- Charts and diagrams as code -

· · · ·

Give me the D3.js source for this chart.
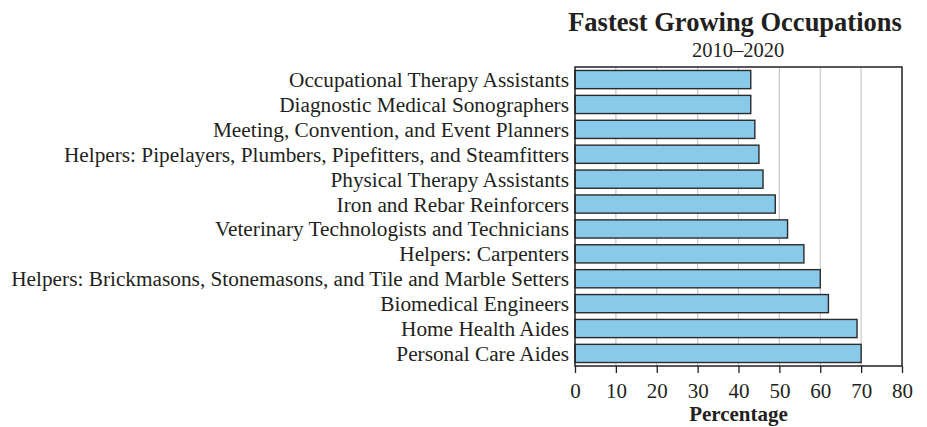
<!DOCTYPE html>
<html>
<head>
<meta charset="utf-8">
<script src="https://cdn.jsdelivr.net/npm/d3@7"></script>
<style>
  body { margin: 0; background: #fff; }
  svg text { font-family: "Liberation Serif", "Times New Roman", serif; fill: #231f20; }
  .title { font-size: 26.5px; font-weight: bold; }
  .subtitle { font-size: 20.5px; }
  .cat { font-size: 21.3px; }
  .axis text { font-size: 21px; }
  .xlabel { font-size: 21px; font-weight: bold; }
</style>
</head>
<body>
<div id="chart"></div>
<script>
const occupations = [
  'Occupational Therapy Assistants',
  'Diagnostic Medical Sonographers',
  'Meeting, Convention, and Event Planners',
  'Helpers: Pipelayers, Plumbers, Pipefitters, and Steamfitters',
  'Physical Therapy Assistants',
  'Iron and Rebar Reinforcers',
  'Veterinary Technologists and Technicians',
  'Helpers: Carpenters',
  'Helpers: Brickmasons, Stonemasons, and Tile and Marble Setters',
  'Biomedical Engineers',
  'Home Health Aides',
  'Personal Care Aides'
];
const growth = [43, 43, 44, 45, 46, 49, 52, 56, 60, 62, 69, 70];
const xTicks = [0, 10, 20, 30, 40, 50, 60, 70, 80];

const W = 927, H = 427;
const margin = {top: 67, right: 25, bottom: 61, left: 575};
const width = W - margin.left - margin.right;
const height = H - margin.top - margin.bottom;

let svg = d3.select('#chart').append('svg')
  .attr('width', W)
  .attr('height', H)

let x = d3.scaleLinear().domain([0, 80]).range([0, width]);
let y = d3.scaleBand().domain(occupations).range([0, height]).paddingInner(0.27).paddingOuter(0.14);

let g = svg.append('g').attr('transform', `translate(${margin.left}, ${margin.top})`);

// gridlines
g.selectAll('line.grid').data(xTicks.slice(1, -1)).enter().append('line')
  .classed('grid', true)
  .attr('x1', d => x(d)).attr('x2', d => x(d))
  .attr('y1', 0).attr('y2', height)
  .attr('stroke', '#c8c8c8')
  .attr('stroke-width', 1.2)

// bars
g.selectAll('rect.bar').data(growth).enter().append('rect')
  .classed('bar', true)
  .attr('x', x(0))
  .attr('y', (d, i) => y(occupations[i]))
  .attr('width', d => x(d))
  .attr('height', y.bandwidth())
  .attr('fill', '#89c9ea')
  .attr('stroke', '#2b2b2b')
  .attr('stroke-width', 1.4)

// frame
g.append('rect')
  .attr('x', 0).attr('y', 0)
  .attr('width', width).attr('height', height)
  .attr('fill', 'none')
  .attr('stroke', '#231f20')
  .attr('stroke-width', 1.5)

// x axis
let xAxis = g.append('g')
  .classed('axis', true)
  .attr('transform', `translate(0, ${height})`)
  .call(d3.axisBottom(x).tickValues(xTicks).tickSize(7).tickPadding(10))
xAxis.select('.domain').remove();
xAxis.selectAll('line').attr('stroke', '#231f20').attr('stroke-width', 1.3);
xAxis.selectAll('text').attr('fill', '#231f20');

// category labels
g.selectAll('text.cat').data(occupations).enter().append('text')
  .classed('cat', true)
  .attr('x', -6)
  .attr('y', d => y(d) + y.bandwidth() / 2)
  .attr('dy', '0.35em')
  .attr('text-anchor', 'end')
  .text(d => d)

svg.append('text')
  .classed('title', true)
  .attr('x', 735).attr('y', 31)
  .attr('text-anchor', 'middle')
  .text('Fastest Growing Occupations')

svg.append('text')
  .classed('subtitle', true)
  .attr('x', 738).attr('y', 57)
  .attr('text-anchor', 'middle')
  .text('2010–2020')

svg.append('text')
  .classed('xlabel', true)
  .attr('x', margin.left + x(40)).attr('y', 421)
  .attr('text-anchor', 'middle')
  .text('Percentage')
</script>
</body>
</html>
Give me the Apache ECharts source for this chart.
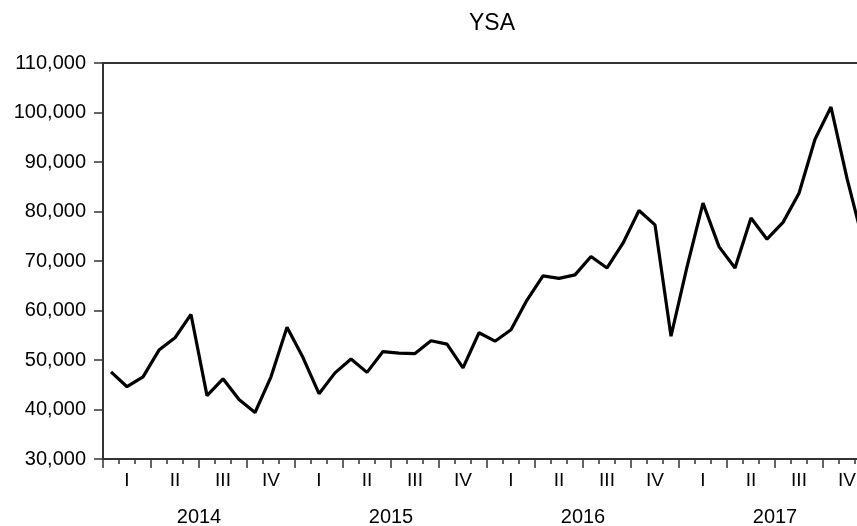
<!DOCTYPE html>
<html>
<head>
<meta charset="utf-8">
<title>YSA</title>
<script src="https://cdn.jsdelivr.net/npm/echarts@6/dist/echarts.min.js"></script>
<style>
  html, body { margin: 0; padding: 0; background: #fff; overflow: hidden; }
  /* the plot runs past the right edge of the window, as in the original */
  #chart { width: 880px; height: 526px; }
</style>
</head>
<body>
<div id="chart"></div>
<script>
// years and quarter labels of the time axis
const years = ['2014', '2015', '2016', '2017']
const quarters = ['I', 'II', 'III', 'IV']
// monthly categories 2014M01 .. 2017M12
const months = years.flatMap(y => Array.from({ length: 12 }, (_, m) => y + 'M' + String(m + 1).padStart(2, '0')))

// YSA, monthly values
const ysa = [
  47600, 44600, 46600, 52000, 54500, 59200, 42800, 46200, 42000, 39400, 46600, 56600,
  50500, 43200, 47400, 50200, 47500, 51700, 51400, 51300, 53900, 53200, 48400, 55500,
  53800, 56100, 62100, 67000, 66500, 67200, 70900, 68600, 73600, 80200, 77300, 54800,
  68800, 81700, 72900, 68600, 78700, 74400, 77800, 83700, 94600, 101100, 86700, 74000
]

const font = 'Liberation Sans'
const axisColor = '#333'

const chart = echarts.init(document.getElementById('chart'))
const option = {
  animation: false,
  title: {
    text: 'YSA',
    left: 487,
    top: 7,
    textAlign: 'center',
    textStyle: { fontFamily: font, fontSize: 23, fontWeight: 'normal', color: '#000' }
  },
  grid: {
    left: 103,
    right: 9,
    top: 63,
    bottom: 67,
    outerBoundsMode: 'none',
    show: true,
    borderColor: axisColor,
    borderWidth: 2
  },
  xAxis: [
    {
      // month ticks
      type: 'category',
      data: months,
      boundaryGap: true,
      position: 'bottom',
      axisLine: { show: true, lineStyle: { color: axisColor, width: 2 } },
      axisTick: { show: true, interval: 0, length: 5, lineStyle: { color: axisColor, width: 1.5 } },
      axisLabel: { show: false }
    },
    {
      // quarter ticks and labels
      type: 'category',
      data: months,
      boundaryGap: true,
      position: 'bottom',
      axisLine: { show: false },
      axisTick: {
        show: true,
        interval: (idx) => idx % 3 === 0,
        length: 9,
        lineStyle: { color: axisColor, width: 1.5 }
      },
      axisLabel: {
        interval: (idx) => idx % 3 === 1,
        formatter: (v, idx) => quarters[Math.floor((idx % 12) / 3)],
        margin: 12,
        fontFamily: font,
        fontSize: 19,
        color: '#000'
      }
    },
    {
      // year labels
      type: 'category',
      data: years,
      boundaryGap: true,
      position: 'bottom',
      axisLine: { show: false },
      axisTick: { show: false },
      axisLabel: { margin: 48, fontFamily: font, fontSize: 20, color: '#000' }
    }
  ],
  yAxis: {
    type: 'value',
    min: 30000,
    max: 110000,
    interval: 10000,
    splitLine: { show: false },
    axisLine: { show: true, lineStyle: { color: axisColor, width: 2 } },
    axisTick: { show: true, length: 9, lineStyle: { color: axisColor, width: 1.5 } },
    axisLabel: {
      margin: 17,
      fontFamily: font,
      fontSize: 20,
      color: '#000',
      padding: [0, 0, 8, 0],
      formatter: (v) => v.toLocaleString('en-US')
    }
  },
  series: [
    {
      name: 'YSA',
      type: 'line',
      xAxisIndex: 0,
      data: ysa,
      symbol: 'none',
      lineStyle: { color: '#000', width: 3.2 }
    }
  ]
}
chart.setOption(option)
</script>
</body>
</html>
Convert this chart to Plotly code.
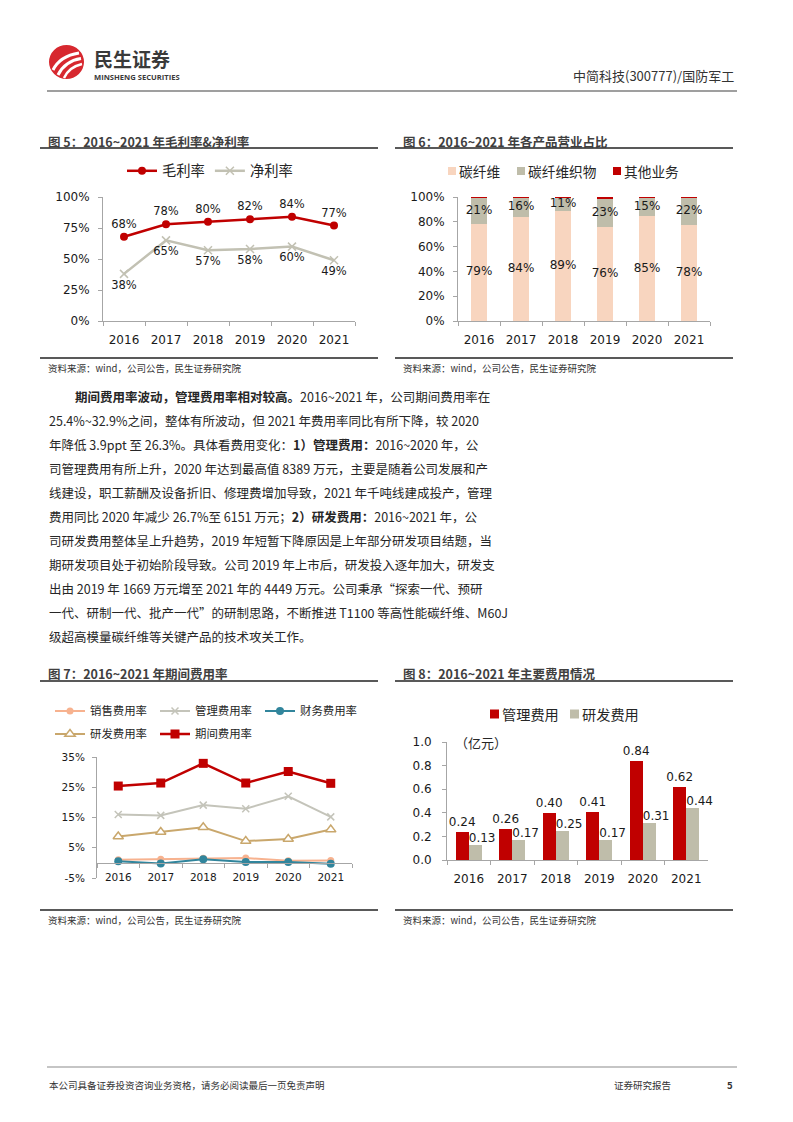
import plotly.graph_objects as go

W, H = 793, 1122
def X(p): return p / W
def Y(p): return 1 - p / H

# ---------------- data ----------------
years = ['2016', '2017', '2018', '2019', '2020', '2021']

gross_margin = [68, 78, 80, 82, 84, 77]
net_margin = [38, 65, 57, 58, 60, 49]
pct_ticks_5 = [0, 25, 50, 75, 100]

cf_share = [78.6, 83.9, 88.6, 75.6, 84.6, 77.6]
fabric_share = [20.8, 15.6, 10.9, 22.9, 14.9, 21.9]
other_share = [0.6, 0.5, 0.5, 1.5, 0.5, 0.5]
cf_labels = ['79%', '84%', '89%', '76%', '85%', '78%']
fabric_labels = ['21%', '16%', '11%', '23%', '15%', '22%']
pct_ticks_6 = [0, 20, 40, 60, 80, 100]

sales_rate = [1.0, 1.2, 1.5, 1.6, 0.7, 0.8]
admin_rate = [16.0, 15.7, 19.1, 17.9, 22.0, 15.2]
fin_rate = [0.5, -0.2, 1.2, 0.3, 0.3, -0.3]
rd_rate = [8.7, 10.2, 11.8, 7.2, 7.9, 11.0]
period_rate = [25.4, 26.4, 32.9, 26.4, 30.2, 26.3]
pct_ticks_7 = [-5, 5, 15, 25, 35]

admin_exp = [0.24, 0.26, 0.40, 0.41, 0.84, 0.62]
rd_exp = [0.13, 0.17, 0.25, 0.17, 0.31, 0.44]
exp_ticks = [0.0, 0.2, 0.4, 0.6, 0.8, 1.0]

# ---------------- styles ----------------
RED = '#C00000'
GRAY_LINE = '#C2C1B3'
PEACH = '#F8D5BF'
FABRIC = '#BFBDAA'
SALES_C = '#F7B28F'
ADMIN_C = '#C4C4BA'
FIN_C = '#31859C'
RD_C = '#C9A76C'
AXIS_C = '#A6A6A6'
TXT = '#262626'
NUMF = 'DejaVu Sans, Noto Sans CJK SC'
CJK = 'Noto Sans CJK SC'
LBL = '#1a1a1a'

fig = go.Figure()

# ---------- chart 5 ----------
fig.add_trace(go.Scatter(
    x=years, y=gross_margin, name='毛利率', mode='lines+markers+text',
    text=[f'{v}%' for v in gross_margin], textposition='top center',
    textfont=dict(family=NUMF, size=11.5, color=LBL),
    line=dict(color=RED, width=2.5), marker=dict(color=RED, size=8),
    xaxis='x', yaxis='y', legend='legend', cliponaxis=False))
fig.add_trace(go.Scatter(
    x=years, y=net_margin, name='净利率', mode='lines+markers+text',
    text=[f'{v}%' for v in net_margin], textposition='bottom center',
    textfont=dict(family=NUMF, size=11.5, color=LBL),
    line=dict(color=GRAY_LINE, width=2.5),
    marker=dict(symbol='x-thin', size=8, color=GRAY_LINE, line=dict(color=GRAY_LINE, width=1.5)),
    xaxis='x', yaxis='y', legend='legend', cliponaxis=False))

# ---------- chart 6 ----------
fabric_base = cf_share
other_base = [a + b for a, b in zip(cf_share, fabric_share)]
fig.add_trace(go.Bar(x=years, y=cf_share, name='碳纤维', marker=dict(color=PEACH, line=dict(width=0)),
                     width=0.4, xaxis='x2', yaxis='y2', showlegend=False))
fig.add_trace(go.Bar(x=years, y=fabric_share, base=fabric_base, name='碳纤维织物',
                     marker=dict(color=FABRIC, line=dict(width=0)),
                     width=0.4, xaxis='x2', yaxis='y2', showlegend=False))
fig.add_trace(go.Bar(x=years, y=other_share, base=other_base, name='其他业务',
                     marker=dict(color=RED, line=dict(width=0)),
                     width=0.4, xaxis='x2', yaxis='y2', showlegend=False))
fig.add_trace(go.Scatter(x=years, y=[v / 2 for v in cf_share], mode='text', text=cf_labels,
                         textfont=dict(family=NUMF, size=12, color=LBL),
                         showlegend=False, xaxis='x2', yaxis='y2', hoverinfo='skip'))
fig.add_trace(go.Scatter(x=years, y=[a + b / 2 for a, b in zip(cf_share, fabric_share)], mode='text',
                         text=fabric_labels, textfont=dict(family=NUMF, size=12, color=LBL),
                         showlegend=False, xaxis='x2', yaxis='y2', hoverinfo='skip'))

# ---------- chart 7 ----------
fig.add_trace(go.Scatter(x=years, y=sales_rate, name='销售费用率', mode='lines+markers',
                         line=dict(color=SALES_C, width=2), marker=dict(color=SALES_C, size=7),
                         xaxis='x3', yaxis='y3', legend='legend3', cliponaxis=False))
fig.add_trace(go.Scatter(x=years, y=admin_rate, name='管理费用率', mode='lines+markers',
                         line=dict(color=ADMIN_C, width=2),
                         marker=dict(symbol='x-thin', size=7, color=ADMIN_C, line=dict(color=ADMIN_C, width=1.5)),
                         xaxis='x3', yaxis='y3', legend='legend3'))
fig.add_trace(go.Scatter(x=years, y=fin_rate, name='财务费用率', mode='lines+markers',
                         line=dict(color=FIN_C, width=2), marker=dict(color=FIN_C, size=8),
                         xaxis='x3', yaxis='y3', legend='legend3', cliponaxis=False))
fig.add_trace(go.Scatter(x=years, y=rd_rate, name='研发费用率', mode='lines+markers',
                         line=dict(color=RD_C, width=2),
                         marker=dict(symbol='triangle-up', size=9, color='white', line=dict(color=RD_C, width=1.5)),
                         xaxis='x3', yaxis='y3', legend='legend4'))
fig.add_trace(go.Scatter(x=years, y=period_rate, name='期间费用率', mode='lines+markers',
                         line=dict(color=RED, width=2.5), marker=dict(symbol='square', color=RED, size=9),
                         xaxis='x3', yaxis='y3', legend='legend4'))

# ---------- chart 8 ----------
fig.add_trace(go.Bar(x=years, y=admin_exp, name='管理费用', marker=dict(color=RED, line=dict(width=0)),
                     width=0.3, offset=-0.3, text=[f'{v:.2f}' for v in admin_exp], textposition='outside',
                     textangle=0, constraintext='none', cliponaxis=False,
                     textfont=dict(family=NUMF, size=12, color=LBL),
                     xaxis='x4', yaxis='y4', showlegend=False))
fig.add_trace(go.Bar(x=years, y=rd_exp, name='研发费用', marker=dict(color=FABRIC, line=dict(width=0)),
                     width=0.3, offset=0.0, xaxis='x4', yaxis='y4', showlegend=False))
fig.add_trace(go.Scatter(x=years, y=rd_exp, mode='text', text=[f'{v:.2f}' for v in rd_exp],
                         textposition='top right', textfont=dict(family=NUMF, size=12, color=LBL),
                         cliponaxis=False, showlegend=False, hoverinfo='skip', xaxis='x4', yaxis='y4'))

# ---------------- axes ----------------
def xax(d0, d1, anchor, size=12, **kw):
    a = dict(domain=[X(d0), X(d1)], anchor=anchor, type='category', range=[-0.5, 5.5],
             showline=True, linecolor=AXIS_C, linewidth=1, ticks='outside', tickson='boundaries',
             ticklen=4, tickcolor=AXIS_C, showgrid=False, zeroline=False, fixedrange=True,
             tickfont=dict(family=NUMF, size=size, color=LBL))
    a.update(kw)
    return a

def yax(top, bottom, anchor, rng, size=12, **kw):
    a = dict(domain=[Y(bottom), Y(top)], anchor=anchor, range=rng, showline=True, linecolor=AXIS_C,
             linewidth=1, ticks='outside', ticklen=4, tickcolor=AXIS_C, showgrid=False, zeroline=False,
             fixedrange=True, tickfont=dict(family=NUMF, size=size, color=LBL))
    a.update(kw)
    return a

# chart 7: value 0 sits at this pixel row (range -5..35 over 757..878)
c7_top, c7_bot = 757, 878
c7_zero = c7_bot - (0 - pct_ticks_7[0]) / (pct_ticks_7[-1] - pct_ticks_7[0]) * (c7_bot - c7_top)

layout_axes = dict(
    xaxis=xax(103, 355, 'y', ticklabelstandoff=8),
    yaxis=yax(197, 321, 'x', [0, 100], tickvals=pct_ticks_5, ticktext=[f'{v}%' for v in pct_ticks_5],
              ticklabelstandoff=6),
    xaxis2=xax(458, 710, 'y2', ticklabelstandoff=8),
    yaxis2=yax(197, 321, 'x2', [0, 100], tickvals=pct_ticks_6, ticktext=[f'{v}%' for v in pct_ticks_6],
               ticklabelstandoff=6),
    xaxis3=xax(97, 352, 'free', size=10.5, position=Y(c7_zero), ticklen=4, ticklabelstandoff=5),
    yaxis3=yax(c7_top, c7_bot, 'x3', [pct_ticks_7[0], pct_ticks_7[-1]], size=10.5, tickvals=pct_ticks_7,
               ticktext=[f'{v}%' for v in pct_ticks_7], ticklabelstandoff=5),
    xaxis4=xax(447, 708, 'y4', size=12, ticklabelstandoff=8),
    yaxis4=yax(742, 860, 'x4', [0, 1.0], tickvals=exp_ticks, ticktext=[f'{v:.1f}' for v in exp_ticks],
               ticklabelstandoff=8),
)

def leg(x, y, size, **kw):
    d = dict(orientation='h', x=X(x), y=Y(y), xanchor='left', yanchor='middle',
             bgcolor='rgba(0,0,0,0)', font=dict(family=CJK, size=size, color='#262626'),
             itemwidth=30, tracegroupgap=0, traceorder='normal')
    d.update(kw)
    return d

# ---------------- text ----------------
ann = []
def text(x, y, s, size=12, color=TXT, family=CJK, anchor='left', bold=False):
    if bold:
        s = f'<b>{s}</b>'
    ann.append(dict(x=X(x), y=Y(y), xref='paper', yref='paper', text=s, showarrow=False,
                    xanchor=anchor, yanchor='middle', font=dict(family=family, size=size, color=color)))

shapes = []
def square(x, y, s, color):
    shapes.append(dict(type='rect', xref='paper', yref='paper', x0=X(x), x1=X(x + s),
                       y0=Y(y + s / 2), y1=Y(y - s / 2), fillcolor=color, line=dict(width=0)))

# header
text(92, 58, '<b>民生证券</b>', size=19, color='#3a3a3a')
text(92, 77, '<b>MINSHENG SECURITIES</b>', size=7.6, color='#3a3a3a', family='Open Sans')
text(736, 75, '中简科技(300777)/国防军工', size=13, color='#333333', anchor='right')

# chart titles
TITLE_C = '#3f3f3f'
text(46, 141, '图 5：2016~2021 年毛利率&净利率', size=12.5, color=TITLE_C, bold=True)
text(401, 141, '图 6：2016~2021 年各产品营业占比', size=12.5, color=TITLE_C, bold=True)
text(46, 673, '图 7：2016~2021 年期间费用率', size=12.5, color=TITLE_C, bold=True)
text(401, 673, '图 8：2016~2021 年主要费用情况', size=12.5, color=TITLE_C, bold=True)

# bar-chart legends
for x0, col, name in [(448, PEACH, '碳纤维'), (517, FABRIC, '碳纤维织物'), (613, RED, '其他业务')]:
    square(x0, 171, 8, col)
    text(x0 + 9, 171, name, size=13.7, color='#262626')
for x0, col, name in [(490, RED, '管理费用'), (570, FABRIC, '研发费用')]:
    square(x0, 714, 9, col)
    text(x0 + 10, 714, name, size=14.2, color='#262626')

# sources
src = '资料来源：wind，公司公告，民生证券研究院'
text(46, 368, src, size=9.5, color='#333333')
text(401, 368, src, size=9.5, color='#333333')
text(46, 920, src, size=9.5, color='#333333')
text(401, 920, src, size=9.5, color='#333333')

# unit
text(453, 742, '（亿元）', size=13, color='#262626')

# body
body = [
    (73, '<b>期间费用率波动，管理费用率相对较高。</b>2016~2021 年，公司期间费用率在'),
    (47, '25.4%~32.9%之间，整体有所波动，但 2021 年费用率同比有所下降，较 2020'),
    (47, '年降低 3.9ppt 至 26.3%。具体看费用变化：<b>1）管理费用：</b>2016~2020 年，公'),
    (47, '司管理费用有所上升，2020 年达到最高值 8389 万元，主要是随着公司发展和产'),
    (47, '线建设，职工薪酬及设备折旧、修理费增加导致，2021 年千吨线建成投产，管理'),
    (47, '费用同比 2020 年减少 26.7%至 6151 万元；<b>2）研发费用：</b>2016~2021 年，公'),
    (47, '司研发费用整体呈上升趋势，2019 年短暂下降原因是上年部分研发项目结题，当'),
    (47, '期研发项目处于初始阶段导致。公司 2019 年上市后，研发投入逐年加大，研发支'),
    (47, '出由 2019 年 1669 万元增至 2021 年的 4449 万元。公司秉承“探索一代、预研'),
    (47, '一代、研制一代、批产一代”的研制思路，不断推进 T1100 等高性能碳纤维、M60J'),
    (47, '级超高模量碳纤维等关键产品的技术攻关工作。'),
]
for i, (x0, s) in enumerate(body):
    text(x0, 397 + i * 23.9, s, size=12.5, color='#262626')

# footer
text(47, 1085, '本公司具备证券投资咨询业务资格，请务必阅读最后一页免责声明', size=9.5, color='#333333')
text(612, 1085, '证券研究报告', size=9.5, color='#333333')
text(735, 1085, '<b>5</b>', size=9.5, color='#333333', anchor='right')

# ---------------- shapes ----------------
def hline(x0, x1, y, color='#595959', width=2):
    shapes.append(dict(type='line', xref='paper', yref='paper', x0=X(x0), x1=X(x1), y0=Y(y), y1=Y(y),
                       line=dict(color=color, width=width)))

hline(47, 737, 91, color='#7f7f7f', width=1.5)
hline(47, 737, 1067, color='#8c8c8c', width=1.2)
for yy in (148, 358, 681, 910):
    hline(40, 378, yy)
    hline(395, 733, yy)

# logo
shapes.append(dict(type='circle', xref='paper', yref='paper', x0=X(49), x1=X(84), y0=Y(79), y1=Y(45),
                   fillcolor='#D7282F', line=dict(width=0)))
def qpath(p0, c, p1):
    return f'M {X(p0[0])},{Y(p0[1])} Q {X(c[0])},{Y(c[1])} {X(p1[0])},{Y(p1[1])}'
for p0, c, p1, w in [((53, 70), (60, 56), (79, 53), 3),
                     ((58, 75), (65, 61), (81, 58.5), 3),
                     ((64, 78), (69, 67), (82, 64), 2.5)]:
    shapes.append(dict(type='path', xref='paper', yref='paper', path=qpath(p0, c, p1),
                       line=dict(color='white', width=w)))

fig.update_layout(
    width=W, height=H, margin=dict(l=0, r=0, t=0, b=0, autoexpand=False), autosize=False,
    paper_bgcolor='white', plot_bgcolor='white', barmode='overlay', bargap=0,
    font=dict(family=CJK, color=TXT),
    showlegend=True,
    legend=leg(122, 171, 14.3),
    legend3=leg(50, 711, 11.4, entrywidth=60),
    legend4=leg(50, 734, 11.4, entrywidth=60),
    annotations=ann, shapes=shapes,
    **layout_axes,
)

fig.write_html('out.html', config={'displayModeBar': False, 'staticPlot': True},
               post_script="document.body.style.margin='0';document.body.style.padding='0';"
                           "document.documentElement.style.overflow='hidden';")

· · · ·

- JOB -
Set the lines above down again, word for word, from the first through the one containing "60, 70, 80];"; pictures excluded.

- FINISHED TASK -
Give me the D3.js source for this chart.
<!DOCTYPE html>
<html>
<head>
<meta charset="utf-8">
<script src="https://cdn.jsdelivr.net/npm/d3@7"></script>
<style>
  body { margin: 0; background: #fff; }
  svg text { font-family: "Liberation Serif", "Times New Roman", serif; fill: #231f20; }
  .title { font-size: 26.5px; font-weight: bold; }
  .subtitle { font-size: 20.5px; }
  .cat { font-size: 21.3px; }
  .axis text { font-size: 21px; }
  .xlabel { font-size: 21px; font-weight: bold; }
</style>
</head>
<body>
<div id="chart"></div>
<script>
const occupations = [
  'Occupational Therapy Assistants',
  'Diagnostic Medical Sonographers',
  'Meeting, Convention, and Event Planners',
  'Helpers: Pipelayers, Plumbers, Pipefitters, and Steamfitters',
  'Physical Therapy Assistants',
  'Iron and Rebar Reinforcers',
  'Veterinary Technologists and Technicians',
  'Helpers: Carpenters',
  'Helpers: Brickmasons, Stonemasons, and Tile and Marble Setters',
  'Biomedical Engineers',
  'Home Health Aides',
  'Personal Care Aides'
];
const growth = [43, 43, 44, 45, 46, 49, 52, 56, 60, 62, 69, 70];
const xTicks = [0, 10, 20, 30, 40, 50, 60, 70, 80];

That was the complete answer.